Snow Buntings
Look for snow buntings every winter, across the windswept fields of Dufferin, Wellington and other open country settings in southern Ontario.
David Lamble (featured in Local Heroes, In the Hills Winter 2012) can be found most winter days banding snow buntings east of Arthur. The buntings, migrants from the high Arctic, are able to survive frigid temperatures with equanimity.
David, on the other hand, is merely human – a tropical animal decidedly ill-adapted to this consummately un-tropical region. Regardless, David demonstrates a laudable hardiness, trapping and banding birds in conditions that keep others huddling by the hearth.

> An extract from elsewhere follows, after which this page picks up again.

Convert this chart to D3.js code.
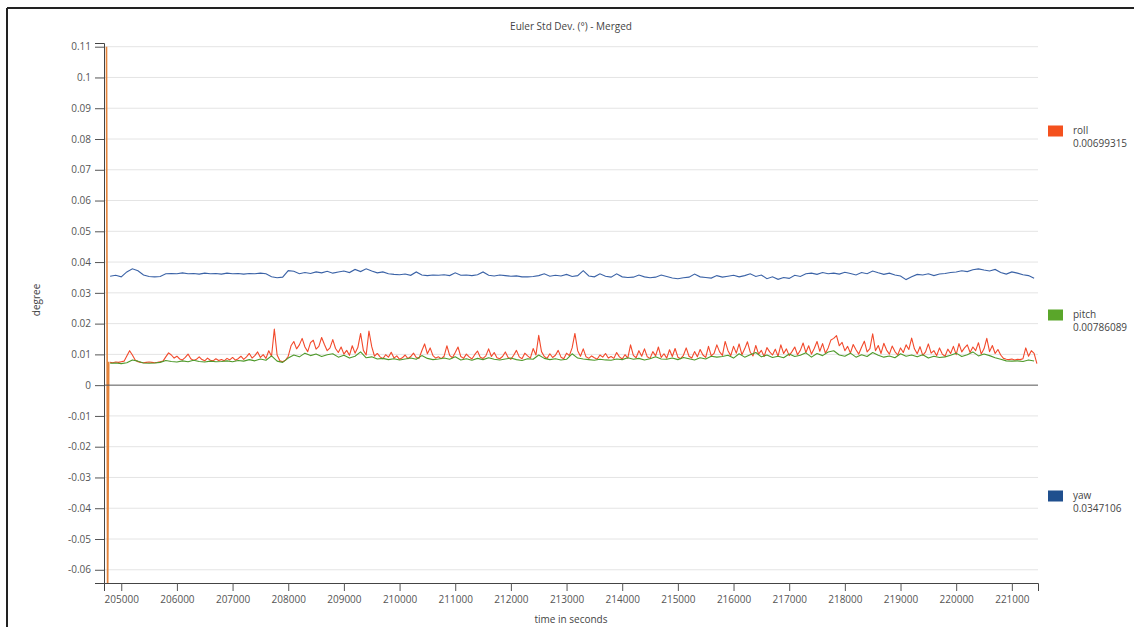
<!DOCTYPE html>
<html>
<head>
<meta charset="utf-8">
<script src="https://cdn.jsdelivr.net/npm/d3@7/dist/d3.min.js"></script>
<style>
  html, body { margin: 0; padding: 0; background: #fff; }
  svg { display: block; }
  text { font-family: "Open Sans", "DejaVu Sans", sans-serif; }
</style>
</head>
<body>
<svg id="chart" width="1134" height="627"></svg>
<script>
// Euler angle standard deviations (degrees), merged solution
const chartTitle = "Euler Std Dev. (°) - Merged";
const xLabel = "time in seconds";
const yLabel = "degree";

const xTicks = [205000, 206000, 207000, 208000, 209000, 210000, 211000, 212000,
  213000, 214000, 215000, 216000, 217000, 218000, 219000, 220000, 221000];
const yTicks = [0.11, 0.1, 0.09, 0.08, 0.07, 0.06, 0.05, 0.04, 0.03, 0.02, 0.01, 0,
  -0.01, -0.02, -0.03, -0.04, -0.05, -0.06];

const seriesNames = ["roll", "pitch", "yaw"];
const legendValues = ["0.00699315", "0.00786089", "0.0347106"];

// roll: sampled every 50 s starting at 204800
const rollStartTime = 204800, rollStep = 50;
const rollValues = [
  0.0074,0.0073,0.0075,0.0074,0.0076,0.0078,0.0095,0.0112,0.0098,0.0082,0.0076,0.0074,0.0073,0.0074,0.0075,0.0074,0.0073,0.0074,0.0076,0.0078,
  0.0092,0.0105,0.0098,0.0088,0.0094,0.0085,0.0082,0.0090,0.0101,0.0086,0.0080,0.0084,0.0092,0.0083,0.0079,0.0088,0.0081,0.0079,0.0086,0.0080,
  0.0083,0.0079,0.0087,0.0082,0.0090,0.0081,0.0086,0.0094,0.0084,0.0092,0.0103,0.0088,0.0096,0.0108,0.0090,0.0099,0.0087,0.0112,0.0094,0.0182,
  0.0098,0.0079,0.0076,0.0081,0.0094,0.0128,0.0142,0.0118,0.0131,0.0152,0.0124,0.0109,0.0138,0.0146,0.0117,0.0126,0.0155,0.0132,0.0112,0.0121,
  0.0148,0.0119,0.0106,0.0124,0.0101,0.0113,0.0097,0.0128,0.0104,0.0122,0.0168,0.0113,0.0098,0.0176,0.0125,0.0094,0.0103,0.0092,0.0086,0.0099,
  0.0091,0.0107,0.0088,0.0095,0.0084,0.0089,0.0098,0.0086,0.0093,0.0104,0.0090,0.0087,0.0112,0.0134,0.0102,0.0121,0.0096,0.0088,0.0092,0.0086,
  0.0094,0.0128,0.0097,0.0089,0.0106,0.0124,0.0093,0.0087,0.0101,0.0092,0.0085,0.0099,0.0111,0.0091,0.0087,0.0095,0.0118,0.0093,0.0106,0.0089,
  0.0086,0.0093,0.0108,0.0090,0.0084,0.0097,0.0113,0.0092,0.0086,0.0104,0.0095,0.0088,0.0119,0.0098,0.0162,0.0109,0.0093,0.0087,0.0102,0.0090,
  0.0097,0.0113,0.0091,0.0086,0.0104,0.0096,0.0121,0.0168,0.0112,0.0094,0.0118,0.0092,0.0087,0.0095,0.0089,0.0084,0.0098,0.0091,0.0103,0.0088,
  0.0093,0.0087,0.0106,0.0092,0.0085,0.0099,0.0088,0.0131,0.0097,0.0089,0.0112,0.0094,0.0118,0.0092,0.0087,0.0109,0.0095,0.0124,0.0090,0.0102,
  0.0088,0.0115,0.0093,0.0119,0.0091,0.0086,0.0097,0.0121,0.0094,0.0088,0.0109,0.0092,0.0116,0.0098,0.0090,0.0126,0.0095,0.0103,0.0131,0.0108,
  0.0097,0.0142,0.0112,0.0096,0.0126,0.0104,0.0134,0.0099,0.0118,0.0141,0.0107,0.0095,0.0129,0.0101,0.0113,0.0093,0.0122,0.0108,0.0098,0.0117,
  0.0094,0.0131,0.0103,0.0118,0.0096,0.0109,0.0124,0.0099,0.0113,0.0137,0.0106,0.0128,0.0101,0.0119,0.0142,0.0110,0.0135,0.0104,0.0121,0.0147,
  0.0152,0.0161,0.0128,0.0139,0.0112,0.0126,0.0104,0.0132,0.0115,0.0101,0.0123,0.0143,0.0108,0.0119,0.0167,0.0112,0.0129,0.0103,0.0136,0.0114,
  0.0101,0.0127,0.0109,0.0098,0.0121,0.0106,0.0131,0.0116,0.0153,0.0118,0.0102,0.0125,0.0097,0.0108,0.0134,0.0104,0.0112,0.0096,0.0121,0.0101,
  0.0094,0.0117,0.0103,0.0126,0.0099,0.0135,0.0108,0.0121,0.0131,0.0106,0.0124,0.0112,0.0138,0.0101,0.0118,0.0152,0.0109,0.0129,0.0103,0.0116,
  0.0098,0.0087,0.0084,0.0083,0.0085,0.0082,0.0084,0.0083,0.0086,0.0121,0.0094,0.0112,0.0103,0.00699315
];

// initial roll transient at the start of the merged run
const rollSpikeTimes = [204735, 204755, 204775];
const rollSpikeValues = [0.11, -0.07, 0.0076];

// pitch and yaw: sampled every 100 s starting at 204800
const attStartTime = 204800, attStep = 100;
const pitchValues = [
  0.0071,0.0072,0.0070,0.0073,0.0082,0.0078,0.0072,0.0071,0.0072,0.0074,
  0.0080,0.0077,0.0075,0.0079,0.0076,0.0081,0.0077,0.0075,0.0078,0.0076,
  0.0077,0.0079,0.0076,0.0080,0.0078,0.0083,0.0079,0.0085,0.0081,0.0095,
  0.0078,0.0074,0.0088,0.0098,0.0092,0.0104,0.0096,0.0101,0.0093,0.0099,
  0.0102,0.0091,0.0097,0.0088,0.0094,0.0108,0.0089,0.0092,0.0085,0.0087,
  0.0083,0.0086,0.0082,0.0085,0.0088,0.0084,0.0096,0.0087,0.0083,0.0085,
  0.0088,0.0084,0.0092,0.0082,0.0086,0.0081,0.0087,0.0083,0.0089,0.0084,
  0.0082,0.0085,0.0088,0.0083,0.0080,0.0086,0.0084,0.0098,0.0087,0.0083,
  0.0086,0.0082,0.0084,0.0102,0.0088,0.0085,0.0083,0.0081,0.0084,0.0082,
  0.0081,0.0085,0.0083,0.0089,0.0084,0.0087,0.0082,0.0086,0.0092,0.0085,
  0.0084,0.0088,0.0083,0.0090,0.0086,0.0082,0.0089,0.0085,0.0094,0.0091,
  0.0093,0.0097,0.0088,0.0102,0.0091,0.0099,0.0106,0.0092,0.0098,0.0090,
  0.0094,0.0089,0.0101,0.0093,0.0097,0.0105,0.0091,0.0103,0.0096,0.0108,
  0.0112,0.0098,0.0094,0.0104,0.0091,0.0099,0.0093,0.0106,0.0097,0.0091,
  0.0095,0.0089,0.0102,0.0094,0.0098,0.0092,0.0099,0.0088,0.0094,0.0090,
  0.0092,0.0097,0.0104,0.0093,0.0099,0.0108,0.0095,0.0101,0.0096,0.0089,
  0.0084,0.0079,0.0078,0.0079,0.0077,0.0082,0.00786089
];
const yawValues = [
  0.0354,0.0357,0.0352,0.0368,0.0378,0.0372,0.0358,0.0353,0.0352,0.0353,
  0.0362,0.0363,0.0362,0.0365,0.0362,0.0363,0.0361,0.0364,0.0362,0.0363,
  0.0361,0.0364,0.0362,0.0363,0.0361,0.0363,0.0362,0.0364,0.0362,0.0352,
  0.0349,0.0351,0.0372,0.0370,0.0362,0.0366,0.0363,0.0368,0.0365,0.0370,
  0.0364,0.0368,0.0371,0.0366,0.0376,0.0369,0.0378,0.0371,0.0365,0.0368,
  0.0362,0.0360,0.0359,0.0361,0.0357,0.0368,0.0358,0.0356,0.0358,0.0357,
  0.0359,0.0356,0.0365,0.0357,0.0358,0.0356,0.0359,0.0368,0.0357,0.0355,
  0.0358,0.0356,0.0354,0.0355,0.0352,0.0352,0.0353,0.0356,0.0362,0.0354,
  0.0357,0.0355,0.0360,0.0353,0.0356,0.0372,0.0355,0.0352,0.0362,0.0354,
  0.0351,0.0362,0.0352,0.0350,0.0351,0.0358,0.0352,0.0349,0.0351,0.0358,
  0.0353,0.0348,0.0346,0.0349,0.0351,0.0361,0.0352,0.0350,0.0348,0.0356,
  0.0351,0.0354,0.0357,0.0352,0.0356,0.0362,0.0353,0.0358,0.0346,0.0352,
  0.0344,0.0350,0.0347,0.0357,0.0353,0.0362,0.0364,0.0360,0.0366,0.0362,
  0.0364,0.0361,0.0367,0.0363,0.0358,0.0366,0.0362,0.0371,0.0365,0.0360,
  0.0364,0.0358,0.0355,0.0343,0.0352,0.0360,0.0358,0.0362,0.0356,0.0361,
  0.0363,0.0366,0.0368,0.0372,0.0369,0.0375,0.0378,0.0374,0.0371,0.0376,
  0.0366,0.0361,0.0368,0.0364,0.0359,0.0356,0.0347106
];

const lineColors = { roll: "#f2492b", pitch: "#4f9a2c", yaw: "#3a62a6", spike: "#e4843c" };
const swatchColors = ["#f4511e", "#5aa62a", "#1f4f8e"];

const svg = d3.select("#chart");
const W = 1134, H = 627;
const plot = { left: 104, right: 1038, top: 43, bottom: 583 };

const x = d3.scaleLinear().domain([204690, 221470]).range([plot.left, plot.right]);
const y = d3.scaleLinear().domain([-0.0643, 0.1112]).range([plot.bottom, plot.top]);

// frame edges
svg.append("line").attr("x1", 7).attr("x2", 7).attr("y1", 8).attr("y2", H)
  .attr("stroke", "#222").attr("stroke-width", 2);
svg.append("line").attr("x1", 7).attr("x2", W).attr("y1", 8).attr("y2", 8)
  .attr("stroke", "#222").attr("stroke-width", 2);

// horizontal grid
svg.append("g").selectAll("line").data(yTicks.filter(d => d !== 0)).join("line")
  .attr("x1", plot.left).attr("x2", plot.right)
  .attr("y1", d => y(d)).attr("y2", d => y(d))
  .attr("stroke", "#e4e4e4").attr("stroke-width", 1);

// clip area for the series
svg.append("defs").append("clipPath").attr("id", "plotClip")
  .append("rect").attr("x", plot.left).attr("y", plot.top)
  .attr("width", plot.right - plot.left).attr("height", plot.bottom - plot.top);

const seriesG = svg.append("g").attr("clip-path", "url(#plotClip)");
const line = d3.line().x(d => x(d[0])).y(d => y(d[1]));

const yawData = yawValues.map((v, i) => [attStartTime + i * attStep, v]);
const pitchData = pitchValues.map((v, i) => [attStartTime + i * attStep, v]);
const rollData = rollValues.map((v, i) => [rollStartTime + i * rollStep, v]);
const spikeData = rollSpikeTimes.map((t, i) => [t, rollSpikeValues[i]]);

seriesG.append("path").datum(yawData).attr("d", line)
  .attr("fill", "none").attr("stroke", lineColors.yaw).attr("stroke-width", 1.1);
seriesG.append("path").datum(rollData).attr("d", line)
  .attr("fill", "none").attr("stroke", lineColors.roll).attr("stroke-width", 1.1)
  .attr("stroke-linejoin", "round");
seriesG.append("path").datum(pitchData).attr("d", line)
  .attr("fill", "none").attr("stroke", lineColors.pitch).attr("stroke-width", 1.1)
  .attr("stroke-linejoin", "round");
seriesG.append("path").datum(spikeData).attr("d", line)
  .attr("fill", "none").attr("stroke", lineColors.spike).attr("stroke-width", 1.6);

// zero line
svg.append("line").attr("x1", plot.left).attr("x2", plot.right)
  .attr("y1", y(0)).attr("y2", y(0))
  .attr("stroke", "#555").attr("stroke-width", 1);

// axes
const yAxis = svg.append("g").attr("transform", `translate(${plot.left},0)`)
  .call(d3.axisLeft(y).tickValues(yTicks).tickSize(9).tickPadding(4).tickFormat(d => String(d)));
const xAxis = svg.append("g").attr("transform", `translate(0,${plot.bottom})`)
  .call(d3.axisBottom(x).tickValues(xTicks).tickSize(8).tickPadding(5).tickFormat(d => String(d)));
[yAxis, xAxis].forEach(a => {
  a.select(".domain").attr("stroke", "#444");
  a.selectAll(".tick line").attr("stroke", "#555");
  a.selectAll(".tick text").attr("fill", "#555").style("font-size", "10px")
    .style("font-family", "'Open Sans', 'DejaVu Sans', sans-serif");
});

// title and axis labels
svg.append("text").attr("x", 571).attr("y", 30).attr("text-anchor", "middle")
  .attr("fill", "#444").style("font-size", "10px").text(chartTitle);
svg.append("text").attr("x", 571).attr("y", 623).attr("text-anchor", "middle")
  .attr("fill", "#444").style("font-size", "10px").text(xLabel);
svg.append("text").attr("transform", "translate(40,300) rotate(-90)").attr("text-anchor", "middle")
  .attr("fill", "#444").style("font-size", "10px").text(yLabel);

// legend
const legendY = [131, 315, 496];
const legend = svg.append("g").selectAll("g").data(seriesNames).join("g")
  .attr("transform", (d, i) => `translate(1048,${legendY[i]})`);
legend.append("rect").attr("x", 0).attr("y", -5.5).attr("width", 15).attr("height", 11)
  .attr("fill", (d, i) => swatchColors[i]);
legend.append("text").attr("x", 25).attr("y", 3).attr("fill", "#444")
  .style("font-size", "10px").text(d => d);
legend.append("text").attr("x", 25).attr("y", 16).attr("fill", "#444")
  .style("font-size", "10px").text((d, i) => legendValues[i]);
</script>
</body>
</html>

Lamble, a retired chemistry teacher, has banded about 35,000 snow buntings over 35 years, an impressive tally of a bird little known outside of the birding community. Snow buntings though, are with us every winter, whirling in rollicking flocks across the windswept fields of Dufferin, Wellington and other open country settings in southern Ontario.
One of the fascinating fruits of David’s herculean effort was the discovery of where “our” buntings spend the summer. The answer is astonishing. Recaptured birds reveal that they breed in Greenland!
But the exotic summer destination of the buntings is only one striking facet of their cold-adapted lives. Their metabolism, for example, is extraordinary. To keep warm they can burn fully 50% of their weight overnight.
You can imagine the urgency of these birds to refuel during the day. They feed voraciously on weed seeds and grains to recoup their body fat. Then, at day’s end, they shelter not in trees, but under a layer of snow, allowing them to preserve valuable energy.
This behaviour has David Lamble worried. He fears that some of this winter’s buntings lie dead, entombed by December’s ice storm.
David Lamble and his buntings share uncommon habits and an uncommon hardiness. The birds are remarkable, so too is the man who bands them.